Flash forward nearly a decade to The Leftovers. Season 1 was very faithful to the book, which was both good and bad. The story was definitely better as a TV show than as a novel. The fact that Season 1 ended where the novel did, however, created the possibility that the show would become a collaboration between Perrota, Lindelof, Mimi Leder (whom Lindelof cited as key to the show), and other writers and directors, designed specifically for TV. Seasons 2 and 3 were absolutely brilliant and I applaud the show’s creators for finding imaginative ways to work together to transcend the source material. I can only imagine the process of coming up with what to keep and what to get rid of—and how do you get to the point where someone says, “what if we moved it to a small town in Texas and leave most of the rest of the characters behind?”

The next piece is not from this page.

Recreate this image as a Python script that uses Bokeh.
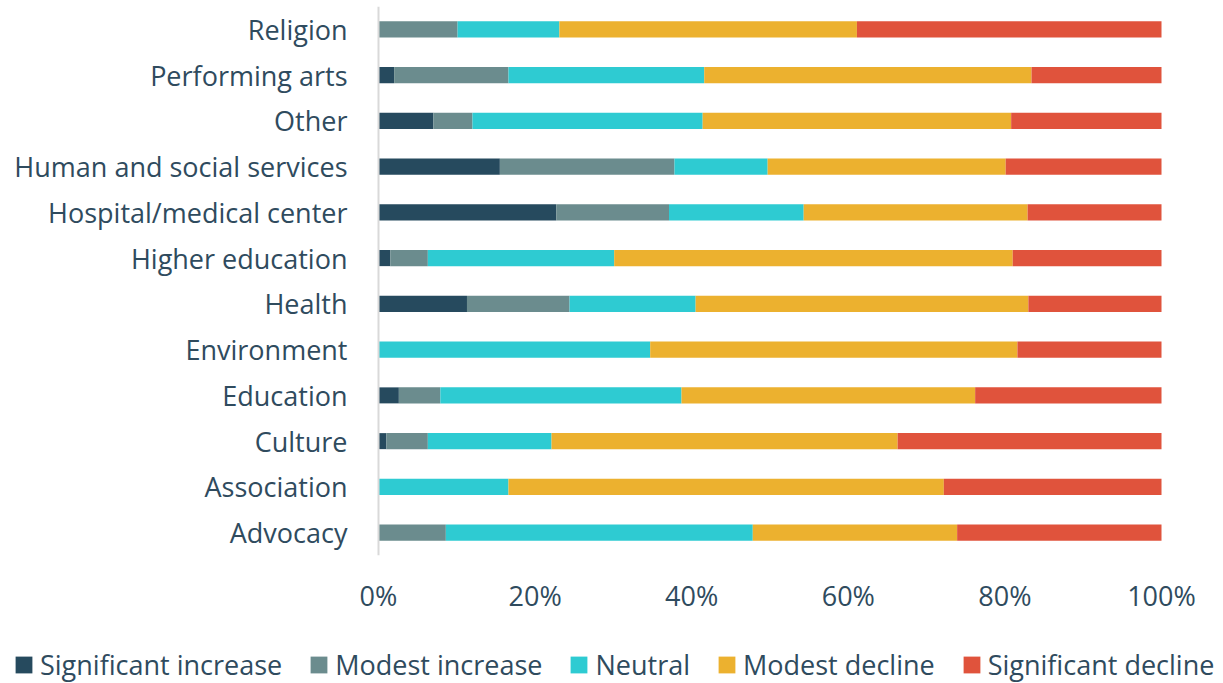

This show was a huge opportunity for Lindelof to do what he does, with the latitude afforded by being on HBO, and wrap it up in a more satisfying fashion. (“We have to go back” indeed.) As far as I can tell, The Leftovers was free of the baggage that LOST carried as a pop culture phenomenon with superlatives and high pressure expectations attached. That and the fact that this really was a whole new thing (despite the obvious echoes of LOST’s themes and mysteries and manner of storytelling) I think freed them up to make something great.
[Perhaps redundant spoiler alert.] Like LOST, The Leftovers suggests to me an obvious spinoff from an obscure plot point. It would feature J-Lo and Shaq, and it would co-star Gary Busey and Bronson Pinchot. These celebrities, who disappeared in the original show, would of course play themselves in an otherwise fictional and sparsely populated world. This would in no way rival, however, what ABC should have spun off from the “Jack’s death” half of LOST’s sixth season. Sawyer and Miles, as played by Josh Holloway and Ken Leung, were a hilarious unlikely duo reimagined as detectives. This buddy cop show would have been top notch.
[This is the third installment in my ongoing series “Previously Unfinished Thoughts: long-abandoned draft blog posts edited and posted years later.” I wrote it in June 2017 and finished it in January 2021.]